The Model T launched more than an affordable car. It launched a model of industrial production that shaped how goods are made to this day. Assembly line logic — breaking complex work into repeatable steps — underpins manufacturing across virtually every sector of the modern economy.

It also changed the physical geography of the United States. Car culture drove the expansion of suburbs, the construction of highways, and the decline of rail as the dominant mode of passenger travel. The Smithsonian has documented how the Model T effectively created the social conditions for the American middle class as the 20th century C.E. unfolded.

And the MIT Automotive Research Center has noted that Ford’s production breakthroughs set the terms of global manufacturing competition for generations — influencing Toyota’s later lean production methods, which themselves reshaped industry worldwide.

Blindspots and limits

The Model T’s story is not clean. Ford required dealers to bundle subscriptions to the Dearborn Independent with each car sale — a newspaper that actively spread anti-Semitic propaganda and reached circulation rivaling major national papers. Ford also used his industrial power to suppress labor unions, control immigrant workers, and resist workplace protections that his employees sought.

The mass car ownership the Model T enabled came with long-term costs that were not visible in 1908 C.E.: urban sprawl, dependence on fossil fuels, the erosion of public transit networks, and carbon emissions that would take more than a century to fully reckon with. The car that connected rural America also, eventually, helped disconnect it from the rail lines, town squares, and walkable communities that had shaped life before it.

Ford’s factories were also largely closed to Black workers in their early years, and the benefits of automobile ownership did not flow equally across racial lines — a fact the history of discriminatory road placement and access, documented by scholars for decades, makes plain.

The Model T ended production in 1927 C.E. after competition from General Motors made it look outdated. Ford reluctantly shut the line, scrapped 40,000 specialized tools, and introduced the Model A by December. The era of the single dominant car model — and the industrial monoculture it represented — was already giving way to a market of choices.

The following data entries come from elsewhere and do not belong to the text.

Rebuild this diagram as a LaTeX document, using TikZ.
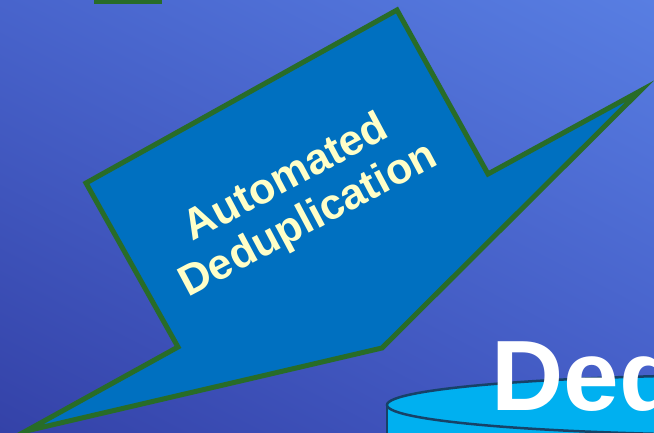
\documentclass[tikz,border=0pt]{standalone}
\usepackage{fontspec}
\setmainfont{Liberation Sans}
\usetikzlibrary{shadings}
\definecolor{bgUL}{RGB}{72,100,204}
\definecolor{bgUR}{RGB}{88,126,226}
\definecolor{bgLL}{RGB}{52,66,168}
\definecolor{bgLR}{RGB}{68,92,198}
\definecolor{arrowfill}{RGB}{0,112,192}
\definecolor{arrowedge}{RGB}{40,108,40}
\definecolor{labeltext}{RGB}{255,255,200}
\definecolor{cylfill}{RGB}{0,176,240}
\definecolor{cyledge}{RGB}{22,66,104}
\begin{document}
\begin{tikzpicture}[x=1pt,y=-1pt,
  bigarrow/.style={fill=arrowfill, draw=arrowedge, line width=5pt, line join=miter},
  tabbox/.style={fill=arrowedge, draw=arrowedge, line width=2pt},
  lbl/.style={text=labeltext, font=\fontsize{43}{49}\selectfont\bfseries, inner sep=0pt, rotate=28, anchor=base},
  cyl/.style={fill=cylfill, draw=cyledge, line width=2.5pt},
  bigtext/.style={text=white, font=\fontsize{100}{100}\selectfont\bfseries, inner sep=0pt, anchor=base west}]
\useasboundingbox (0,0) rectangle (654,432);
\clip (0,0) rectangle (654,432);
\shade[upper left=bgUL, upper right=bgUR, lower left=bgLL, lower right=bgLR] (0,0) rectangle (654,432);
% small tab at top
\draw[tabbox] (95,-10) rectangle (161,2.5);
% big arrow
\draw[bigarrow] (397,10) -- (488,174) -- (640,91) -- (382,348) -- (26,431) -- (178,347) -- (86,183) -- cycle;
\node[lbl] (t1) at (292,189) {Automated};
\node[lbl] (t2) at (314,231) {Deduplication};
% cylinder
\fill[cylfill] (387,405) rectangle (1200,520);
\draw[cyledge, line width=2.5pt] (387,405) -- (387,440);
\draw[cyl] (760,405) ellipse [x radius=373pt, y radius=30pt];
\node[bigtext] (ded) at (491,410) {Ded};
\end{tikzpicture}
\end{document}
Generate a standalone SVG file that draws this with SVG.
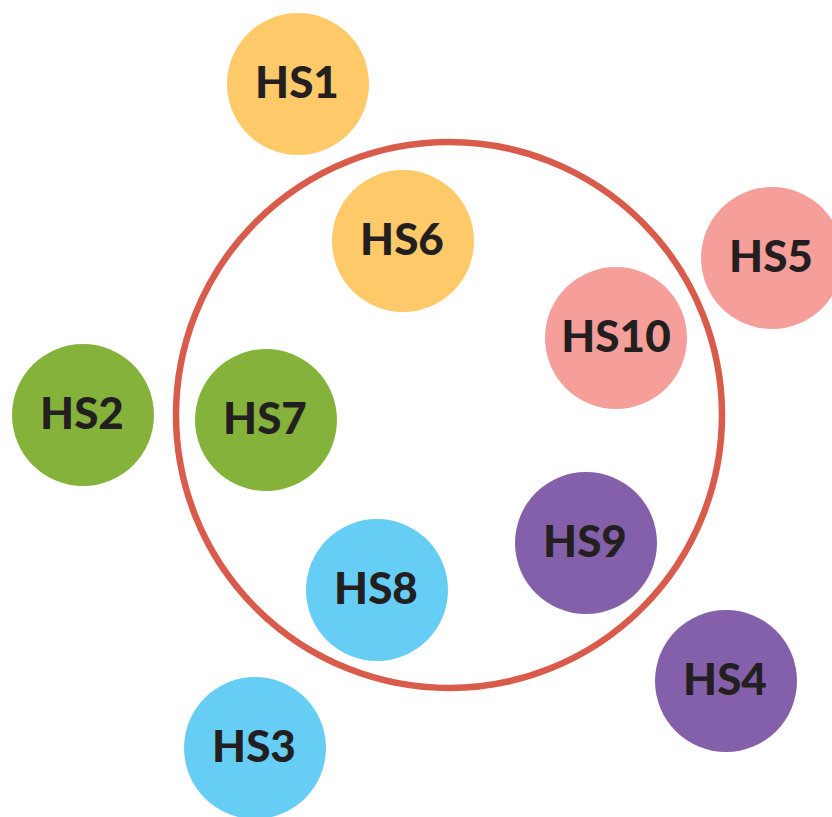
<svg xmlns="http://www.w3.org/2000/svg" width="832" height="817" viewBox="0 0 832 817">
<style>
text{font-family:Lato,"Open Sans",sans-serif;font-weight:900;font-size:44px;fill:#231F20;text-anchor:middle;dominant-baseline:central}
.y{fill:#FEC968}.p{fill:#F59E9A}.g{fill:#85B23B}.b{fill:#66CEF5}.v{fill:#8460AB}
</style>
<rect width="832" height="817" fill="#FFFFFF"/>
<g id="ring"><circle cx="449" cy="415" r="273" fill="none" stroke="#D95B4B" stroke-width="6.5"/></g>
<g id="hs1"><circle class="y" cx="298" cy="84" r="71"/><text x="297" y="81">HS1</text></g>
<g id="hs6"><circle class="y" cx="403" cy="241" r="71"/><text x="402" y="238">HS6</text></g>
<g id="hs5"><circle class="p" cx="772" cy="258" r="71"/><text x="771" y="255">HS5</text></g>
<g id="hs10"><circle class="p" cx="616" cy="338" r="71"/><text x="616" y="335">HS10</text></g>
<g id="hs2"><circle class="g" cx="83" cy="415" r="71"/><text x="82" y="412">HS2</text></g>
<g id="hs7"><circle class="g" cx="266" cy="420" r="71"/><text x="265" y="417">HS7</text></g>
<g id="hs9"><circle class="v" cx="586" cy="543" r="71"/><text x="585" y="540">HS9</text></g>
<g id="hs8"><circle class="b" cx="377" cy="590" r="71"/><text x="376" y="587">HS8</text></g>
<g id="hs4"><circle class="v" cx="726" cy="681" r="71"/><text x="725" y="678">HS4</text></g>
<g id="hs3"><circle class="b" cx="255" cy="748" r="71"/><text x="254" y="745">HS3</text></g>
</svg>
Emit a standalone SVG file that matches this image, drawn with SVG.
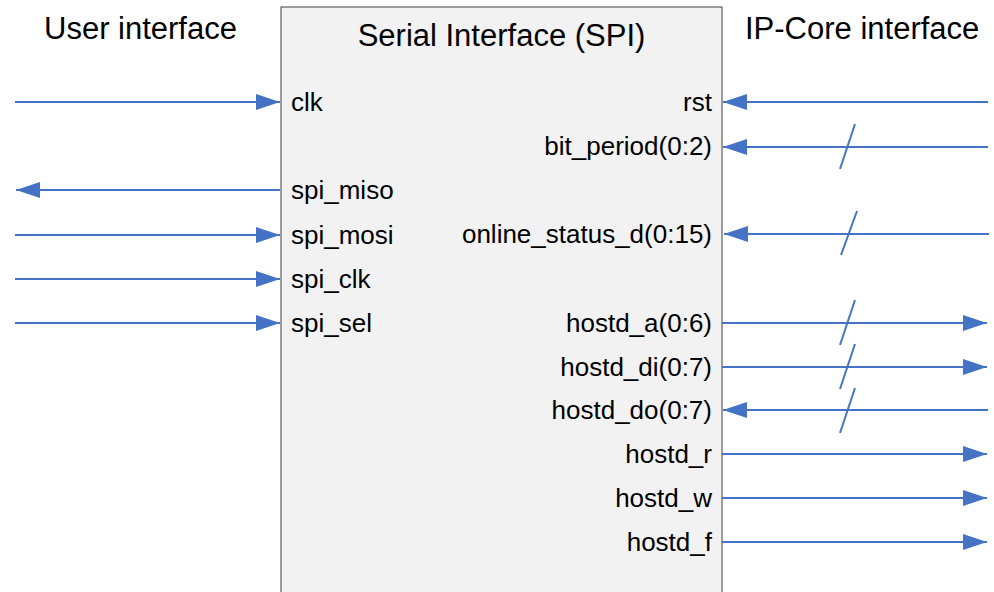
<svg xmlns="http://www.w3.org/2000/svg" width="994" height="592" viewBox="0 0 994 592">
<defs>
<marker id="ah" viewBox="0 0 24 16" refX="24" refY="8" markerWidth="24" markerHeight="16" markerUnits="userSpaceOnUse" orient="auto">
<path d="M0,0 L24,8 L0,16 Z" fill="#4472c4"/>
</marker>
<style>
.t{font-family:"Liberation Sans",Arial,sans-serif;fill:#000}
.h{font-size:31px}
.p{font-size:26px}
.r{text-anchor:end}
.c line{stroke:#4472c4;stroke-width:2;fill:none}
.a{marker-end:url(#ah)}
</style>
</defs>
<rect width="994" height="592" fill="#fff"/>
<text class="t h" x="44" y="39">User interface</text>
<text class="t h" x="745" y="39">IP-Core interface</text>
<g id="spi">
<rect x="281" y="7" width="441" height="600" fill="#f2f2f2" stroke="#404040" stroke-width="1"/>
<text class="t h" x="501.5" y="46" text-anchor="middle">Serial Interface (SPI)</text>
<text class="t p" x="291" y="111">clk</text>
<text class="t p" x="291" y="199">spi_miso</text>
<text class="t p" x="291" y="244">spi_mosi</text>
<text class="t p" x="291" y="288">spi_clk</text>
<text class="t p" x="291" y="332">spi_sel</text>
<text class="t p r" x="712" y="111">rst</text>
<text class="t p r" x="712" y="155">bit_period(0:2)</text>
<text class="t p r" x="712" y="243">online_status_d(0:15)</text>
<text class="t p r" x="712" y="332">hostd_a(0:6)</text>
<text class="t p r" x="712" y="376">hostd_di(0:7)</text>
<text class="t p r" x="712" y="419">hostd_do(0:7)</text>
<text class="t p r" x="712" y="463">hostd_r</text>
<text class="t p r" x="712" y="507">hostd_w</text>
<text class="t p r" x="712" y="551">hostd_f</text>
</g>
<g id="connectors" class="c">
<line class="a" x1="15" y1="102" x2="280" y2="102"/>
<line class="a" x1="280" y1="190" x2="16" y2="190"/>
<line class="a" x1="15" y1="235" x2="280" y2="235"/>
<line class="a" x1="15" y1="279" x2="280" y2="279"/>
<line class="a" x1="15" y1="323" x2="280" y2="323"/>
<line class="a" x1="988" y1="102" x2="723" y2="102"/>
<line class="a" x1="988" y1="147" x2="723" y2="147"/>
<line class="a" x1="989" y1="234" x2="724" y2="234"/>
<line class="a" x1="722" y1="323" x2="987" y2="323"/>
<line class="a" x1="722" y1="367" x2="987" y2="367"/>
<line class="a" x1="988" y1="410" x2="723" y2="410"/>
<line class="a" x1="722" y1="454" x2="987" y2="454"/>
<line class="a" x1="722" y1="498" x2="987" y2="498"/>
<line class="a" x1="722" y1="542" x2="987" y2="542"/>
<line x1="840" y1="169" x2="855" y2="124"/>
<line x1="841" y1="255" x2="857" y2="211"/>
<line x1="840" y1="345" x2="855" y2="300"/>
<line x1="840" y1="389" x2="855" y2="344"/>
<line x1="840" y1="433" x2="855" y2="388"/>
</g>
</svg>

Still, what the Model T demonstrated — that ordinary people could own something once reserved for the wealthy, and that manufacturing could be reimagined to make it so — remains one of the more durable ideas in economic history. Henry Ford’s biography at History.com traces how that single idea shaped a century of industrial thinking. And the Library of Congress has documented how the automobile age reshaped not just transportation but American culture, music, and social life in ways still felt today.